AI is exposing a weakness that many software teams already had: important project context is usually stored in people, not systems.

That works tolerably well when humans remain the main execution engine. It works much worse when AI agents start drafting plans, writing code, summarizing meetings, and acting on partial instructions. Agents are fast, but they are poor at carrying the full arc of a project across weeks of changes.
That is the problem Q is built around. The docs frame it as a shared memory and change-control layer rather than another project management surface. The core problem is not task organization. It is maintaining an inspectable, evolving record of project truth.
In practice, that means capturing project signals from multiple channels, converting them into structured memory, and preserving provenance.
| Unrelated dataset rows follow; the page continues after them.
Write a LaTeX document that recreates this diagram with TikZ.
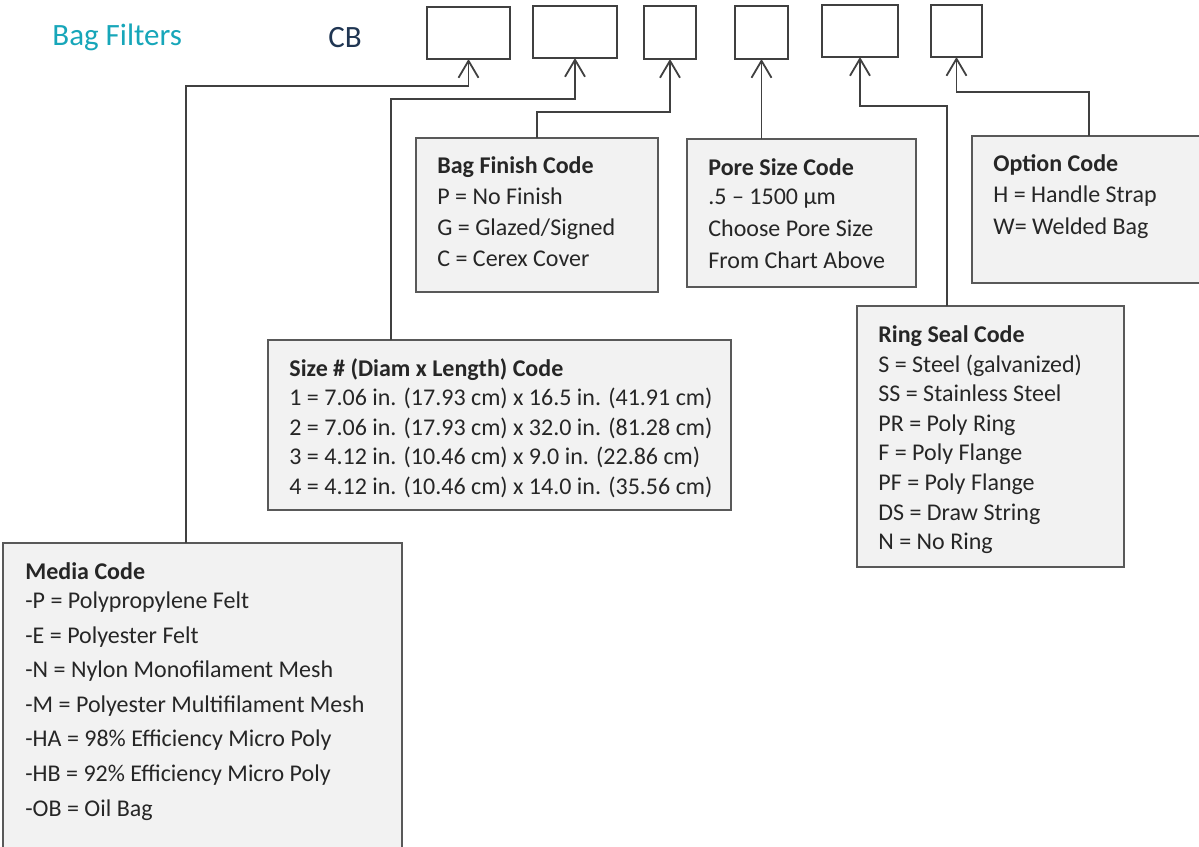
\documentclass[tikz,border=0pt]{standalone}
\usepackage{fontspec}
\setmainfont{Carlito}
\usetikzlibrary{arrows.meta, positioning, calc}
\definecolor{tealtxt}{HTML}{17A6B9}
\definecolor{navy}{HTML}{1F3552}
\definecolor{boxfill}{HTML}{F2F2F2}
\definecolor{boxline}{HTML}{595959}
\definecolor{linkgray}{HTML}{404040}
\definecolor{lighttxt}{HTML}{262626}
\newcommand{\firstline}{\rule{0pt}{10pt}}

\begin{document}
\begin{tikzpicture}[x=0.5pt, y=-0.5pt,
  >={Straight Barb[length=8.5pt, width=10pt]},
  slot/.style={draw=linkgray, line width=1.1pt, fill=white, inner sep=0pt, outer sep=0pt, anchor=north west},
  codebox/.style={draw=boxline, line width=0.9pt, fill=boxfill, inner sep=0pt, outer sep=0pt, anchor=north west},
  codetext/.style={anchor=north west, inner sep=0pt, align=left, text=lighttxt},
  link/.style={->, draw=linkgray, line width=0.9pt}]

\useasboundingbox (0,0) rectangle (1199,846);

% Header
\node[font=\fontsize{15.5}{18}\selectfont, text=tealtxt, anchor=base west, inner sep=0pt] (title) at (52,45) {Bag Filters};
\node[font=\fontsize{15.5}{18}\selectfont, text=navy, anchor=base west, inner sep=0pt] (prefix) at (328,47) {CB};

% === Code slots ===
\node[slot, minimum width=41.5pt, minimum height=26pt] (slot1) at (427,7) {};
\node[slot, minimum width=42pt, minimum height=26pt] (slot2) at (533,6) {};
\node[slot, minimum width=26pt, minimum height=26.5pt] (slot3) at (644,6) {};
\node[slot, minimum width=26.5pt, minimum height=26.5pt] (slot4) at (735,6) {};
\node[slot, minimum width=38pt, minimum height=26pt] (slot5) at (822,5) {};
\node[slot, minimum width=25.5pt, minimum height=26pt] (slot6) at (931,5) {};

% === Code boxes ===
\node[codebox, minimum width=121pt, minimum height=77pt] (finish) at (416,138) {};
\node[codebox, minimum width=114.5pt, minimum height=74pt] (pore) at (687,139) {};
\node[codebox, minimum width=120pt, minimum height=73.5pt] (option) at (972,136) {};
\node[codebox, minimum width=133.5pt, minimum height=130.5pt] (ring) at (857,306) {};
\node[codebox, minimum width=231.5pt, minimum height=85pt] (size) at (268,340) {};
\node[codebox, minimum width=199.5pt, minimum height=160pt] (media) at (3,543) {};

% Bag finish
\node[codetext, font=\fontsize{12}{15.5}\selectfont] (finishtxt) at ($(finish.north west)+(21,15)$)
  {\firstline\textbf{Bag Finish Code}\\
   P = No Finish\\
   G = Glazed/Signed\\
   C = Cerex Cover};

% Pore size
\node[codetext, font=\fontsize{12}{16}\selectfont] (poretxt) at ($(pore.north west)+(21,16)$)
  {\firstline\textbf{Pore Size Code}\\[-1.5pt]
   .5 -- 1500 µm\\
   Choose Pore Size\\
   From Chart Above};

% Option
\node[codetext, font=\fontsize{12}{15.75}\selectfont] (optiontxt) at ($(option.north west)+(21,15)$)
  {\firstline\textbf{Option Code}\\
   H = Handle Strap\\
   W= Welded Bag};

% Ring seal
\node[codetext, font=\fontsize{12}{14.8}\selectfont] (ringtxt) at ($(ring.north west)+(21,16)$)
  {\firstline\textbf{Ring Seal Code}\\
   S = Steel (galvanized)\\
   SS = Stainless Steel\\
   PR = Poly Ring\\
   F = Poly Flange\\
   PF = Poly Flange\\
   DS = Draw String\\
   N = No Ring};

% Size
\node[codetext, font=\fontsize{12}{14.75}\selectfont] (sizetxt) at ($(size.north west)+(21,16)$)
  {\firstline\textbf{Size \# (Diam x Length) Code}\\
   1 = 7.06 in. (17.93 cm) x 16.5 in. (41.91 cm)\\
   2 = 7.06 in. (17.93 cm) x 32.0 in. (81.28 cm)\\
   3 = 4.12 in. (10.46 cm) x 9.0 in. (22.86 cm)\\
   4 = 4.12 in. (10.46 cm) x 14.0 in. (35.56 cm)};

% Media
\node[codetext, font=\fontsize{12}{17.3}\selectfont] (mediatxt) at ($(media.north west)+(22,16)$)
  {\firstline\textbf{Media Code}\\[-2.8pt]
   -P = Polypropylene Felt\\
   -E = Polyester Felt\\
   -N = Nylon Monofilament Mesh\\
   -M = Polyester Multifilament Mesh\\
   -HA = 98\% Efficiency Micro Poly\\
   -HB = 92\% Efficiency Micro Poly\\
   -OB = Oil Bag};

% === Connectors ===
\draw[link] ($(media.north west)+(183,0)$) |- ($(slot1.south)+(0,27)$) -- (slot1.south);
\draw[link] ($(size.north west)+(123,0)$) |- ($(slot2.south)+(0,41)$) -- (slot2.south);
\draw[link] (finish.north) |- ($(slot3.south)+(0,53)$) -- (slot3.south);
\draw[link] ($(pore.north west)+(74.5,0)$) -- (slot4.south);
\draw[link] ($(ring.north west)+(90,0)$) |- ($(slot5.south)+(0,49)$) -- (slot5.south);
\draw[link] ($(option.north west)+(117,0)$) |- ($(slot6.south)+(0,35)$) -- (slot6.south);

\end{tikzpicture}
\end{document}
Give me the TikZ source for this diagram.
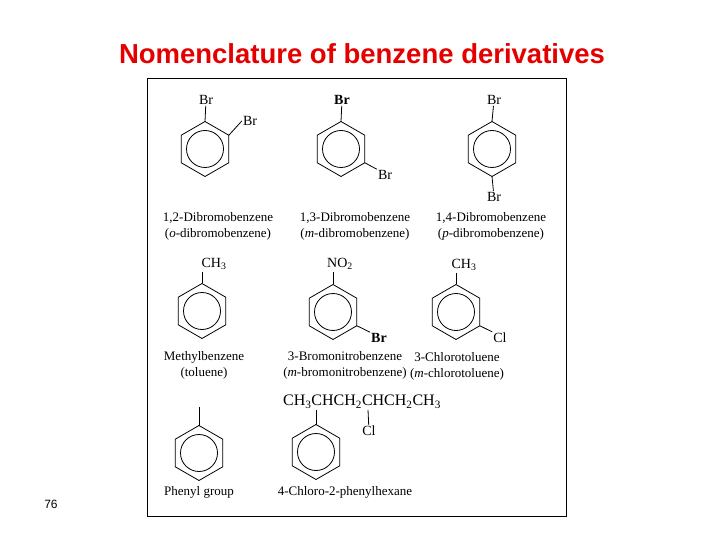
\documentclass[tikz,border=0pt]{standalone}
\usepackage{fontspec}
\setmainfont{Liberation Serif}
\newfontfamily\arialf{Liberation Sans}
\usetikzlibrary{shapes.geometric}
\tikzset{
  ring/.style={regular polygon,regular polygon sides=6,shape border rotate=30,draw,minimum size=55pt,inner sep=0pt,outer sep=0pt,line width=0.8pt},
  inner/.style={circle,draw,minimum size=37pt,inner sep=0pt,line width=0.8pt},
  lbl/.style={font=\fontsize{14}{16}\selectfont,inner sep=1pt},
  nm/.style={font=\fontsize{13}{16}\selectfont,align=center,inner sep=0pt},
  bond/.style={line width=0.8pt}
}
\newcommand\sub[1]{\textsubscript{#1}}
\begin{document}
\begin{tikzpicture}[x=1pt,y=-1pt]
\useasboundingbox (0,0) rectangle (720,540);
\node[font=\arialf\bfseries\fontsize{27.5}{30}\selectfont,text=red!90!black] (title) at (362,54) {Nomenclature of benzene derivatives};
\node[font=\arialf\fontsize{12}{14}\selectfont] (pg) at (51,504) {76};
\node[draw,line width=0.8pt,minimum width=419pt,minimum height=438pt,inner sep=0pt] (frame) at (356.5,297) {};
% row 1
\node[ring] (r1) at (205,149) {}; \node[inner] (c1) at (205,149) {};
\node[lbl] (r1a) at (206,100) {Br}; \draw[bond] (r1.90) -- (r1a);
\node[lbl] (r1b) at (250,121) {Br}; \draw[bond] (r1.30) -- (r1b.west);
\node[nm] (n1) at (218,226) {1,2-Dibromobenzene\\(\emph{o}-dibromobenzene)};
\node[ring] (r2) at (341,149) {}; \node[inner] (c2) at (341,149) {};
\node[lbl,font=\fontsize{14}{16}\selectfont\bfseries] (r2a) at (342,100) {Br}; \draw[bond] (r2.90) -- (r2a);
\node[lbl] (r2b) at (385,175) {Br}; \draw[bond] (r2.-30) -- (r2b.north west);
\node[nm] (n2) at (355,226) {1,3-Dibromobenzene\\(\emph{m}-dibromobenzene)};
\node[ring] (r3) at (492,149) {}; \node[inner] (c3) at (492,149) {};
\node[lbl] (r3a) at (494,100) {Br}; \draw[bond] (r3.90) -- (r3a);
\node[lbl] (r3b) at (494,197) {Br}; \draw[bond] (r3.-90) -- (r3b);
\node[nm] (n3) at (491,226) {1,4-Dibromobenzene\\(\emph{p}-dibromobenzene)};
% row 2
\node[ring] (r4) at (202,311) {}; \node[inner] (c4) at (202,311) {};
\node[lbl] (r4a) at (214,264) {CH\sub{3}}; \draw[bond] (r4.90) -- (202,272);
\node[nm] (n4) at (204,365) {Methylbenzene\\(toluene)};
\node[ring] (r5) at (333,312) {}; \node[inner] (c5) at (333,312) {};
\node[lbl] (r5a) at (340,264) {NO\sub{2}}; \draw[bond] (r5.90) -- (333,272);
\node[lbl,font=\fontsize{14}{16}\selectfont\bfseries] (r5b) at (379,338) {Br}; \draw[bond] (r5.-30) -- (r5b.north west);
\node[nm] (n5) at (345,365) {3-Bromonitrobenzene\\(\emph{m}-bromonitrobenzene)};
\node[ring] (r6) at (456,312) {}; \node[inner] (c6) at (456,312) {};
\node[lbl] (r6a) at (464,265) {CH\sub{3}}; \draw[bond] (r6.90) -- (456,273);
\node[lbl] (r6b) at (500,338) {Cl}; \draw[bond] (r6.-30) -- (r6b.north west);
\node[nm] (n6) at (457,366) {3-Chlorotoluene\\(\emph{m}-chlorotoluene)};
% row 3
\node[ring] (r7) at (199,453) {}; \node[inner] (c7) at (199,453) {};
\coordinate (r7t) at (199,407); \draw[bond] (r7.90) -- (r7t);
\node[nm] (n7) at (199,492) {Phenyl group};
\node[lbl,font=\fontsize{16}{18}\selectfont] (ch) at (362,402) {CH\sub{3}CHCH\sub{2}CHCH\sub{2}CH\sub{3}};
\node[ring] (r8) at (316,452) {}; \node[inner] (c8) at (316,452) {};
\draw[bond] (r8.90) -- (316,410);
\node[lbl] (cl) at (369,431) {Cl}; \draw[bond] (368,410) -- (cl);
\node[nm] (n8) at (345,492) {4-Chloro-2-phenylhexane};
\end{tikzpicture}
\end{document}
If a system says a request conflicts with an earlier decision, the team needs to inspect where that conclusion came from. Without that trail, AI outputs become hard to trust.
The technical shape behind this is straightforward but important: a canonical memory store, an asynchronous extraction pipeline, and a retrieval layer designed to reconstruct project state over time.
A quick comparison makes the distinction clearer:
| Capability | Project tracker | Static docs | Memory layer |
|---|---|---|---|
| Provenance to original source | Limited | Manual | Built in |
| Recency handling | Weak | Often stale | Tracks newer states |
| Decision continuity across weeks | Partial | Fragmented | Core function |
| Useful for AI retrieval | Low to medium | Medium | High |
This also changes how teams handle drift. A client asks for one thing, an older decision says another, and implementation moves before anyone notices the mismatch. A memory layer does not eliminate that risk, but it makes the mismatch visible earlier and with better evidence.
One healthy boundary in the docs is that the system is not treated as a magical authority. It remembers, links, and surfaces evidence; humans still govern publication and conflict resolution. In mixed human-agent workflows, that is the right split.